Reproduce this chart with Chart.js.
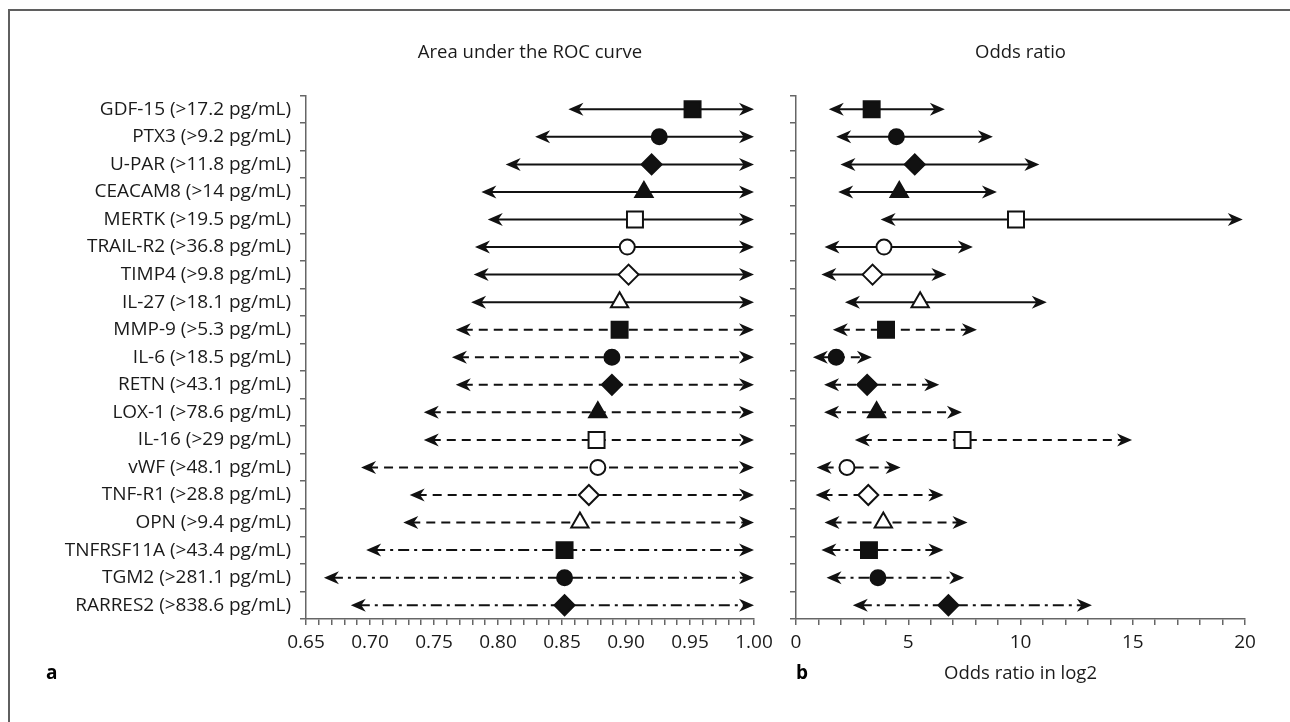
<!DOCTYPE html>
<html>
<head>
<meta charset="utf-8">
<script src="https://cdn.jsdelivr.net/npm/chart.js@4.4.1/dist/chart.umd.min.js"></script>
<style>
    html, body { margin: 0; background: #fff; overflow: hidden; }
    #wrap { position: relative; width: 1290px; height: 722px; }
    canvas { position: absolute; top: 0; }
    #auc-chart { left: 0; }
    #or-chart { left: 780px; }
</style>
</head>
<body>
<div id="wrap">
    <canvas id="auc-chart" width="780" height="722"></canvas>
    <canvas id="or-chart" width="510" height="722"></canvas>
</div>
<script>
// biomarker labels (with cut-off values)
const markers = [
    "GDF-15 (>17.2 pg/mL)", "PTX3 (>9.2 pg/mL)", "U-PAR (>11.8 pg/mL)", "CEACAM8 (>14 pg/mL)",
    "MERTK (>19.5 pg/mL)", "TRAIL-R2 (>36.8 pg/mL)", "TIMP4 (>9.8 pg/mL)", "IL-27 (>18.1 pg/mL)",
    "MMP-9 (>5.3 pg/mL)", "IL-6 (>18.5 pg/mL)", "RETN (>43.1 pg/mL)", "LOX-1 (>78.6 pg/mL)",
    "IL-16 (>29 pg/mL)", "vWF (>48.1 pg/mL)", "TNF-R1 (>28.8 pg/mL)", "OPN (>9.4 pg/mL)",
    "TNFRSF11A (>43.4 pg/mL)", "TGM2 (>281.1 pg/mL)", "RARRES2 (>838.6 pg/mL)"
];

// area under the ROC curve, with confidence limits
const aucValue = [0.952, 0.926, 0.920, 0.914, 0.907, 0.901, 0.902, 0.895, 0.895, 0.889,
                  0.889, 0.878, 0.877, 0.878, 0.871, 0.864, 0.852, 0.852, 0.852];
const aucLower = [0.855, 0.829, 0.806, 0.787, 0.792, 0.782, 0.781, 0.779, 0.767, 0.764,
                  0.767, 0.742, 0.742, 0.693, 0.731, 0.726, 0.697, 0.664, 0.685];
const aucUpper = [1.00, 1.00, 1.00, 1.00, 1.00, 1.00, 1.00, 1.00, 1.00, 1.00,
                  1.00, 1.00, 1.00, 1.00, 1.00, 1.00, 1.00, 1.00, 1.00];

// odds ratio (log2), with confidence limits
const orValue = [3.37, 4.47, 5.29, 4.60, 9.80, 3.92, 3.41, 5.53, 4.01, 1.79,
                 3.17, 3.59, 7.42, 2.27, 3.22, 3.89, 3.25, 3.65, 6.79];
const orLower = [1.46, 1.79, 1.98, 1.88, 3.77, 1.27, 1.13, 2.18, 1.64, 0.75,
                 1.25, 1.25, 2.62, 0.92, 0.87, 1.27, 1.13, 1.36, 2.53];
const orUpper = [6.63, 8.77, 10.84, 8.95, 19.9, 7.88, 6.70, 11.17, 8.06, 3.38,
                 6.38, 7.39, 14.97, 4.66, 6.57, 7.64, 6.57, 7.49, 13.18];

// axis tick labels
const aucTicks = ["0.65", "0.70", "0.75", "0.80", "0.85", "0.90", "0.95", "1.00"];
const orTicks = ["0", "5", "10", "15", "20"];

// marker look per row
const shapes = ["rect", "circle", "rectRot", "triangle", "rect", "circle", "rectRot", "triangle",
                "rect", "circle", "rectRot", "triangle", "rect", "circle", "rectRot", "triangle",
                "rect", "circle", "rectRot"];
const filled = [true, true, true, true, false, false, false, false,
                true, true, true, true, false, false, false, false,
                true, true, true];
const lineStyles = ["solid", "solid", "solid", "solid", "solid", "solid", "solid", "solid",
                    "dash", "dash", "dash", "dash", "dash", "dash", "dash", "dash",
                    "dashdot", "dashdot", "dashdot"];

const FONT = "'Open Sans', sans-serif";
const TEXT = "#1a1a1a";
const AXIS = "#666";
const radiusFor = { rect: 11.3, circle: 7.5, rectRot: 10, triangle: 10 };
const dashes = { solid: [], dash: [9, 6], dashdot: [11, 5, 3, 5] };

// draws the whisker lines with arrow heads at both ends, plus panel title, letter and frame
const whiskerPlugin = {
    id: "whiskers",
    beforeDatasetsDraw(chart, args, opts) {
        const ctx = chart.ctx;
        const x = chart.scales.x, y = chart.scales.y;
        ctx.save();
        ctx.strokeStyle = "#111";
        ctx.fillStyle = "#111";
        ctx.lineWidth = 2;
        for (let i = 0; i < opts.lower.length; i++) {
            let yp = y.getPixelForValue(i);
            let x1 = x.getPixelForValue(opts.lower[i]);
            let x2 = x.getPixelForValue(opts.upper[i]);
            ctx.setLineDash(dashes[lineStyles[i]]);
            ctx.beginPath();
            ctx.moveTo(x1 + 8, yp);
            ctx.lineTo(x2 - 8, yp);
            ctx.stroke();
            ctx.setLineDash([]);
            arrowHead(ctx, x1, yp, 1);
            arrowHead(ctx, x2, yp, -1);
        }
        ctx.restore();
    },
    afterDraw(chart, args, opts) {
        const ctx = chart.ctx;
        const area = chart.chartArea;
        ctx.save();
        // outer frame (top edge, plus left edge on the first panel)
        ctx.strokeStyle = "#5f5f5f";
        ctx.lineWidth = 2;
        ctx.beginPath();
        if (opts.frameLeft) {
            ctx.moveTo(9, chart.height);
            ctx.lineTo(9, 10);
        } else {
            ctx.moveTo(0, 10);
        }
        ctx.lineTo(chart.width, 10);
        ctx.stroke();
        ctx.textBaseline = "middle";
        // panel title, centred over the plot area
        ctx.font = "18.5px " + FONT;
        ctx.fillStyle = TEXT;
        ctx.textAlign = "center";
        ctx.fillText(opts.title, (area.left + area.right) / 2, 53);
        // panel letter
        ctx.font = "bold 19px " + FONT;
        ctx.fillStyle = "#000";
        ctx.textAlign = "left";
        ctx.fillText(opts.letter, opts.letterX, 674);
        ctx.restore();
    }
};

function arrowHead(ctx, tipX, tipY, dir) {
    ctx.beginPath();
    ctx.moveTo(tipX, tipY);
    ctx.lineTo(tipX + dir * 15, tipY - 6.5);
    ctx.lineTo(tipX + dir * 10.5, tipY);
    ctx.lineTo(tipX + dir * 15, tipY + 6.5);
    ctx.closePath();
    ctx.fill();
}

function buildChart(canvasId, values, lower, upper, opt) {
    let ctx = $id(canvasId).getContext("2d");
    return new Chart(ctx, {
        type: "scatter",
        data: {
            datasets: [{
                data: values.map((v, i) => ({ x: v, y: markers[i] })),
                pointStyle: c => shapes[c.dataIndex],
                pointRadius: c => radiusFor[shapes[c.dataIndex]],
                pointBackgroundColor: c => filled[c.dataIndex] ? "#111" : "#fff",
                pointBorderColor: "#111",
                pointBorderWidth: 2,
            }],
        },
        options: {
            responsive: false,
            animation: false,
            events: [],
            layout: { padding: { left: 0, right: opt.padRight, top: 95.5, bottom: 0 } },
            plugins: {
                legend: { display: false },
                tooltip: { enabled: false },
                title: { display: false },
                whiskers: {
                    lower: lower, upper: upper, frameLeft: opt.frameLeft,
                    title: opt.title, letter: opt.letter, letterX: opt.letterX,
                },
            },
            scales: {
                x: {
                    type: "linear",
                    min: opt.min,
                    max: opt.max,
                    afterFit: s => { s.height = 103; },
                    border: { color: AXIS, width: 1.5 },
                    grid: { drawOnChartArea: false, color: AXIS, tickLength: 6, lineWidth: 1.5 },
                    ticks: {
                        stepSize: opt.step,
                        autoSkip: false,
                        maxRotation: 0,
                        padding: 6,
                        color: TEXT,
                        font: { family: FONT, size: 19 },
                        callback: opt.tickLabel,
                    },
                    title: {
                        display: !!opt.xTitle,
                        text: opt.xTitle || "",
                        color: TEXT,
                        font: { family: FONT, size: 18.5 },
                        padding: { top: 0, bottom: 37 },
                    },
                },
                y: {
                    type: "category",
                    labels: markers,
                    offset: true,
                    afterFit: s => { s.width = opt.yWidth; },
                    border: { color: AXIS, width: 1.5 },
                    grid: { offset: true, drawOnChartArea: false, color: AXIS, tickLength: 6, lineWidth: 1.5 },
                    ticks: {
                        display: opt.showLabels,
                        padding: 9,
                        color: TEXT,
                        font: { family: FONT, size: 19 },
                    },
                },
            },
        },
        plugins: [whiskerPlugin],
    });
}

function $id(id) { return document.getElementById(id); }

// panel a: area under the ROC curve
buildChart("auc-chart", aucValue, aucLower, aucUpper, {
    title: "Area under the ROC curve",
    min: 0.65, max: 1.0, step: 0.01,
    tickLabel: v => {
        let s = v.toFixed(2);
        return aucTicks.includes(s) ? s : "";
    },
    yWidth: 306, padRight: 26, showLabels: true,
    letter: "a", letterX: 46, frameLeft: true,
});

// panel b: odds ratio in log2
buildChart("or-chart", orValue, orLower, orUpper, {
    title: "Odds ratio",
    xTitle: "Odds ratio in log2",
    min: 0, max: 20, step: 1,
    tickLabel: v => {
        let s = String(Math.round(v));
        return orTicks.includes(s) && Math.abs(v - Math.round(v)) < 1e-6 ? s : "";
    },
    yWidth: 16, padRight: 45, showLabels: false,
    letter: "b", letterX: 16, frameLeft: false,
});
</script>
</body>
</html>
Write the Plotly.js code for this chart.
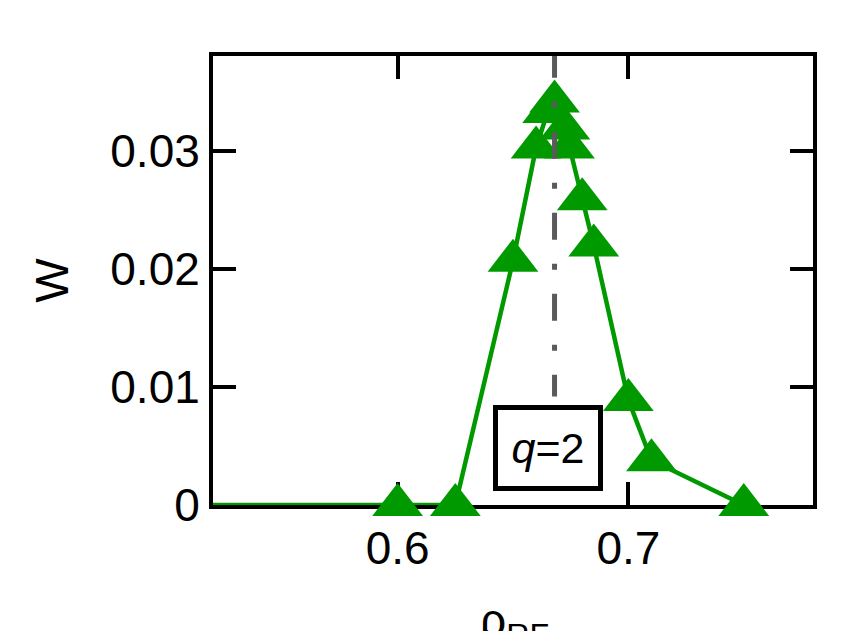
<!DOCTYPE html>
<html>
<head>
<meta charset="utf-8">
<script src="https://cdn.plot.ly/plotly-3.0.1.min.js"></script>
<style>html,body{margin:0;padding:0;background:#fff;}#chart{width:846px;height:631px;}</style>
</head>
<body>
<div id="chart"></div>
<script>
// data
var rhoLineStart = [0.52];
var rho = [0.6, 0.625, 0.65, 0.66, 0.665, 0.668, 0.6725, 0.6745, 0.68, 0.685, 0.70, 0.71, 0.75];
var W   = [0, 0, 0.0207, 0.0303, 0.0333, 0.0342, 0.0319, 0.0303, 0.0259, 0.0220, 0.0089, 0.0038, 0];
var qRho = 0.668;          // q=2 location
var qLineEndW = 0.0092;    // dash-dot line stops above label box
var xTicks = [0.6, 0.7];
var xTickText = ['0.6', '0.7'];
var yTicks = [0, 0.01, 0.02, 0.03];
var yTickText = ['0', '0.01', '0.02', '0.03'];
var xTitle = 'ρ<sub>RF</sub>';
var yTitle = 'W';

var green = '#009a00';
var FONT = 'Liberation Sans, Arial, sans-serif';

var traces = [
  {
    x: rhoLineStart.concat(rho),
    y: [0].concat(W),
    mode: 'lines',
    line: {color: green, width: 4.5},
    cliponaxis: false,
    hoverinfo: 'skip',
    showlegend: false
  },
  {
    x: rho,
    y: W,
    mode: 'markers',
    marker: {symbol: 'triangle-up', size: 44, color: green, line: {width: 0}},
    cliponaxis: false,
    showlegend: false
  }
];

var axisCommon = {
  showline: true, linecolor: '#000', linewidth: 4,
  mirror: 'ticks', ticks: 'inside', ticklen: 23, tickwidth: 4, tickcolor: '#000',
  showgrid: false, zeroline: false, layer: 'below traces',
  tickfont: {family: FONT, size: 46, color: '#000'}
};

var layout = {
  width: 846, height: 631,
  margin: {l: 213, r: 33, t: 56, b: 126},
  paper_bgcolor: '#fff', plot_bgcolor: '#fff',
  xaxis: Object.assign({}, axisCommon, {
    range: [0.52, 0.78], tickvals: xTicks, ticktext: xTickText
  }),
  yaxis: Object.assign({}, axisCommon, {
    range: [0, 0.03805], tickvals: yTicks, ticktext: yTickText,
    title: {text: yTitle, font: {family: FONT, size: 47, color: '#000'}, standoff: 28}
  }),
  shapes: [
    {type: 'line', xref: 'x', yref: 'y', x0: qRho, x1: qRho, y0: 0.0385, y1: qLineEndW,
     line: {color: '#5a5a5a', width: 5, dash: '27px,24px,6px,24px'}, layer: 'above'}
  ],
  annotations: [
    {xref: 'paper', yref: 'paper', x: 0.558, y: 0.127, xanchor: 'center', yanchor: 'middle',
     text: '<i>q</i>=2', showarrow: false,
     font: {family: FONT, size: 43, color: '#000'},
     bgcolor: '#fff', bordercolor: '#000', borderwidth: 5, borderpad: 0,
     width: 100, height: 76},
    {xref: 'paper', yref: 'paper', x: 0.503, y: -0.194, xanchor: 'center', yanchor: 'top',
     text: xTitle, showarrow: false,
     font: {family: FONT, size: 46, color: '#000'}}
  ]
};

Plotly.newPlot('chart', traces, layout, {displayModeBar: false, staticPlot: true});
</script>
</body>
</html>
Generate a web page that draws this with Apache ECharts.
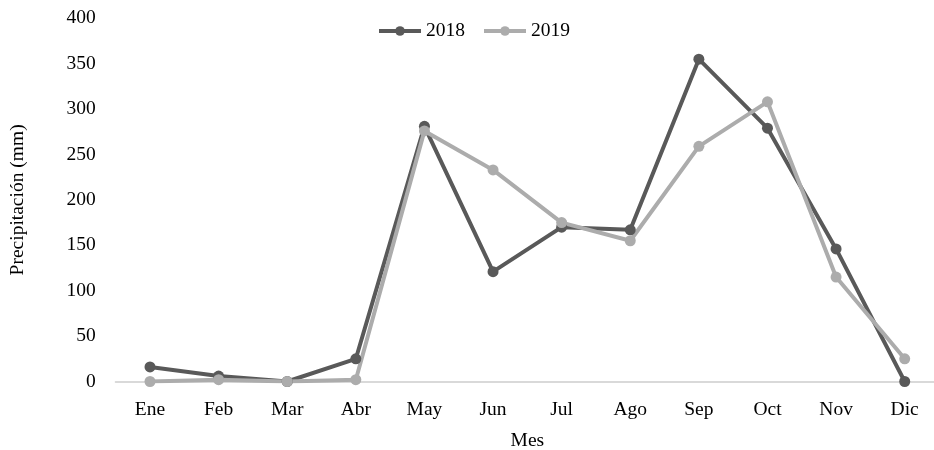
○ ○ ○ ○ ○
_Exercise aim:_ Each line above that includes "with" should be shown.

_Exercise output:_
Reproduce this chart with Chart.js.
// biomarker labels (with cut-off values)
// area under the ROC curve, with confidence limits
// odds ratio (log2), with confidence limits
// draws the whisker lines with arrow heads at both ends, plus panel title, letter and frame
Generate a web page that draws this with Apache ECharts.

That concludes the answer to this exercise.